By night however, it’s clear that something is not right in the new house. In the dark, the pair hear thing scuttling behind the walls, which might peel away at any moment, revealing sudden and suspenseful visions. Shapes are glimpsed in the shadows, there is something lurking, frightening and awful, that we do not yet understand. Rial, much less assured of their place here, is convinced that they have been followed from Africa by a ‘night witch’, a vengeful spirit punishing them by flooding their home with ghosts. Bol is in denial, even as he’s under attack from terrifying visages of the past. Rial on the other hand, forms a different relationship with the spirit, talking to it, enthralled by its promises. And the spirit doesn’t have the nicest things to say about her husband…
The couple’s status as asylum seekers puts a well-considered spin on haunted house tropes, and the usual questions of why characters don’t just run away. Trapped in a hostile environment, there’s nowhere for them to go, and every decision carries the risk of not just angering ghosts and monsters, but a system that might bounce them at any moment. And Bol’s insistence that they are not going back is increasingly matched by Rial’s desire to return to what they left behind, impossible as that seems. The layers of tension and conflict in an otherwise straightforward story make His House an arresting watch.
Outside the scares, Weekes injects atmosphere into the characters’ day to day experiences, holding the camera as the leads strain to smile and please white characters, using simple blocking and cuts to create distance – the decision makers are sat just too far back, the lads at the pub Bol wishes to join always another shot away. In one superb sequence, a simple walk to the doctor by Rial is turned into a disorienting maze. Seemingly innocent stuff, like a kid kicking a football who she seems to see everywhere, or the repetitive geography of an estate, become sinister through Rial’s uncomfortable eyes. When the actual scares come – and Weekes and his team again deserve credit for bringing them early and often – they’re all the more tense because the characters we’re following are already on such uncertain ground.
Effective and economic use of sound design and shadows form the bulk of His House‘s most frightening moments, building up longer looks at the creepy creature designs. The story builds further from the ghost story constraints though, psychologically venturing into the minds of Bol and Rial that are revealing and harrowing. Home in Bol’s mind is murky, stylised and disorienting, but to Rial it’s clear and realistically rendered. These contrasts are all part of the intelligent storytelling that makes the film essential horror, an uncompromising balancing act between a bump-in-the-night haunted house tale and a complex exploration of grief and guilt. Wunmi Mosaku, tense and uncertain, is believably brought in by the night witch, growing into screen presence you can’t take your eyes off. Dirisu handles the tricky task of playing an affable lead who we grow increasingly doubtful of; pressured and wirey, both performers have to convey full horror movie character arcs all while their characters are laden with survivor’s guilt and PTSD, filtered character work that they carry off exceptionally.

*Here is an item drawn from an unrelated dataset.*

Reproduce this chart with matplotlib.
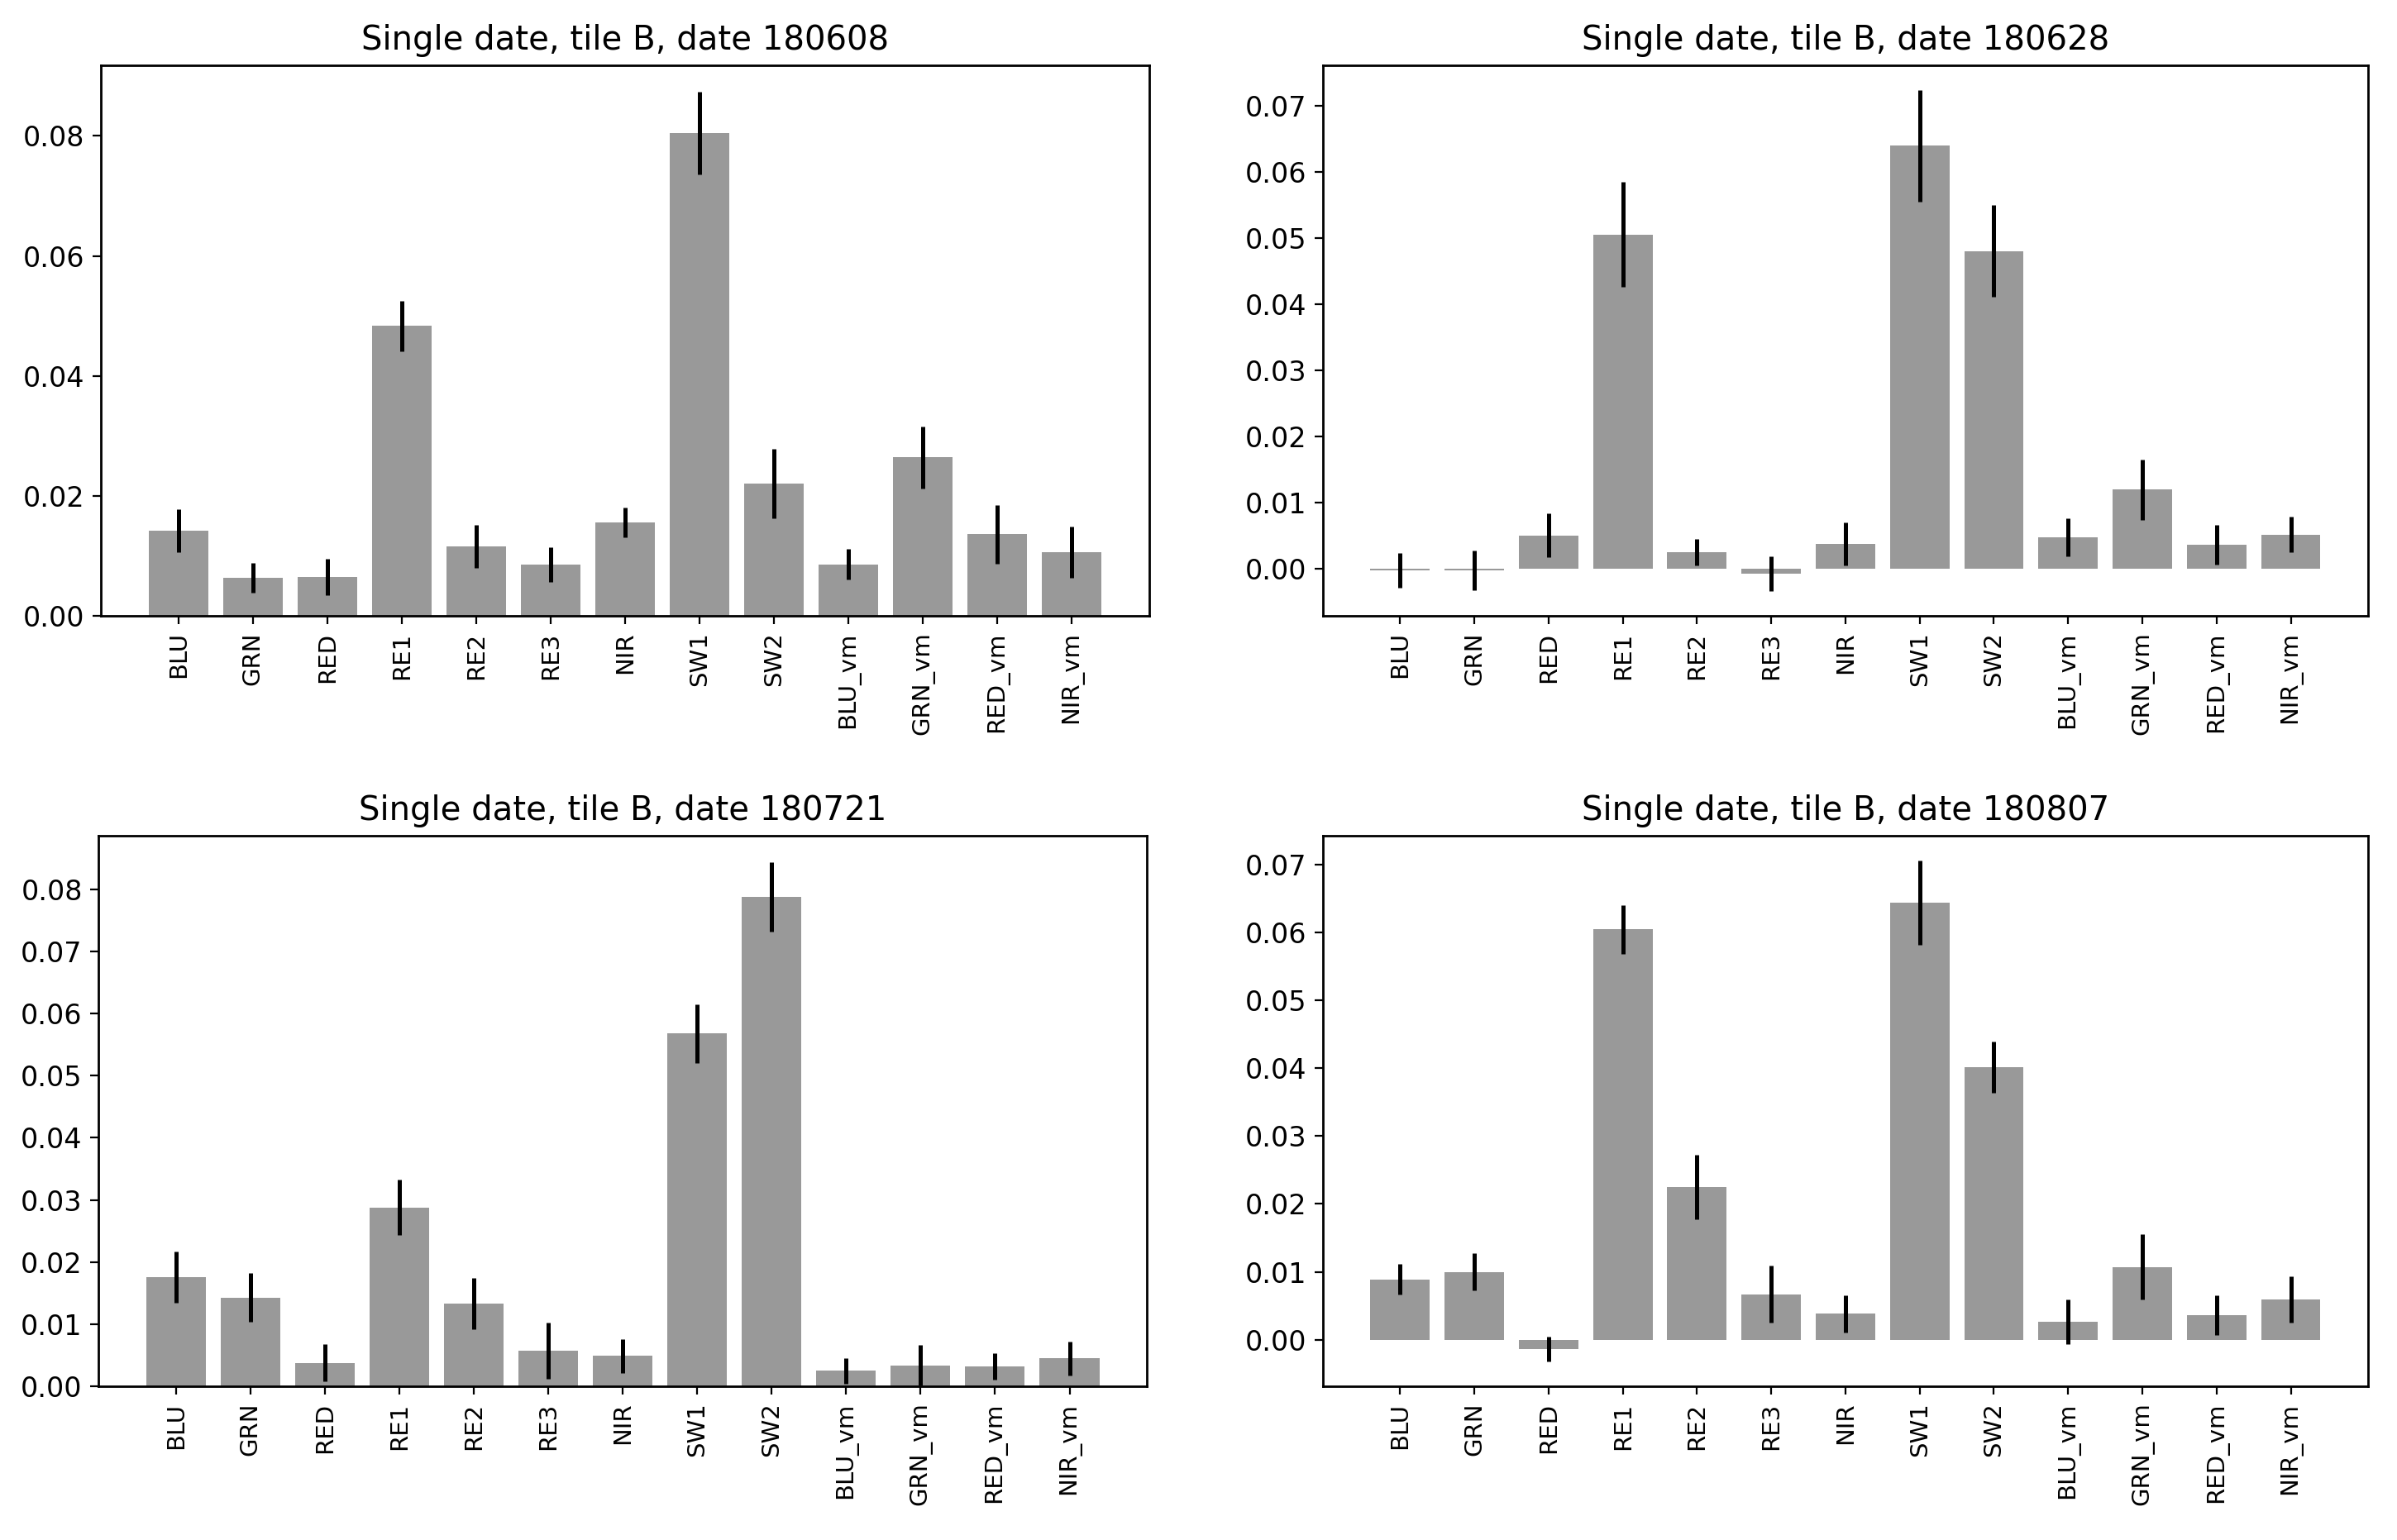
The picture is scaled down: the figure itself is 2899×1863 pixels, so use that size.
import matplotlib
matplotlib.use("Agg")
import matplotlib.pyplot as plt
import numpy as np

# Band names shared by all four panels
bands = ['BLU', 'GRN', 'RED', 'RE1', 'RE2', 'RE3', 'NIR', 'SW1', 'SW2',
         'BLU_vm', 'GRN_vm', 'RED_vm', 'NIR_vm']

# Importance values and error (std)
dates = ['180608', '180628', '180721', '180807']

vals_180608 = [0.0142, 0.0063, 0.0065, 0.0483, 0.0116, 0.0085, 0.0156,
               0.0805, 0.0220, 0.0086, 0.0264, 0.0136, 0.0106]
err_180608 = [0.0036, 0.0025, 0.0030, 0.0042, 0.0036, 0.0029, 0.0025,
              0.0069, 0.0058, 0.0026, 0.0052, 0.0049, 0.0043]

vals_180628 = [-0.0003, -0.0003, 0.0050, 0.0505, 0.0024, -0.0008, 0.0037,
               0.0639, 0.0480, 0.0047, 0.0119, 0.0036, 0.0051]
err_180628 = [0.0026, 0.0030, 0.0033, 0.0079, 0.0020, 0.0026, 0.0032,
              0.0084, 0.0069, 0.0029, 0.0046, 0.0030, 0.0027]

vals_180721 = [0.0176, 0.0143, 0.0038, 0.0288, 0.0133, 0.0057, 0.0049,
               0.0568, 0.0788, 0.0025, 0.0034, 0.0032, 0.0045]
err_180721 = [0.0041, 0.0039, 0.0030, 0.0045, 0.0041, 0.0045, 0.0027,
              0.0047, 0.0056, 0.0021, 0.0033, 0.0021, 0.0027]

vals_180807 = [0.0089, 0.0100, -0.0014, 0.0605, 0.0225, 0.0067, 0.0038,
               0.0644, 0.0402, 0.0026, 0.0107, 0.0036, 0.0059]
err_180807 = [0.0022, 0.0027, 0.0018, 0.0036, 0.0047, 0.0042, 0.0027,
              0.0062, 0.0038, 0.0033, 0.0048, 0.0029, 0.0034]

all_vals = [vals_180608, vals_180628, vals_180721, vals_180807]
all_errs = [err_180608, err_180628, err_180721, err_180807]

# axes positions [left, bottom, width, height] in figure fractions
positions = [
    [0.0421, 0.6001, 0.4374, 0.3575],
    [0.5519, 0.6001, 0.4360, 0.3575],
    [0.0411, 0.0998, 0.4374, 0.3575],
    [0.5519, 0.0998, 0.4360, 0.3575],
]

fig = plt.figure(figsize=(14.495, 9.315), dpi=200)

for pos, date, vals, errs in zip(positions, dates, all_vals, all_errs):
    ax = fig.add_axes(pos)
    x = np.arange(len(bands))
    ax.bar(x, vals, yerr=errs, width=0.8, color='#999999',
           error_kw=dict(ecolor='black', elinewidth=1.8, capsize=0))
    ax.set_xticks(x)
    ax.set_xticklabels(bands, rotation=90, fontsize=10.5)
    ax.tick_params(axis='y', labelsize=12)
    ax.set_title("Single date, tile B, date " + date, fontsize=14.5, pad=7)
    for s in ax.spines.values():
        s.set_linewidth(1.0)

plt.savefig('out.png', dpi=200)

Typical of a first feature, Weekes is bursting at the seams with ideas as the writer and director, it’s a complex work but he does his best work on screen when keeping it simple. His House passes the biggest challenge for the modern trend of highly metaphorical horrors, keeping it scary, making sure to keep it tense and immediate rather than laying on too much talking and being over-focused on the mind. With the goosebumps suitably attended to, when the story gets to its biggest reveals, they’re heart-stopping and gut wrenching. A moving and well-earned ending shows how the ghosts of the past must be reckoned with, and how they remain with you. Creepy and clever, His House comes highly recommended and a showcase for rising English talents; an evocative and empathetic depiction of refugee lives, that shows the needlessly desperate lengths some have to go through to make the ground underneath them theirs, to no longer be housed and instead make a home.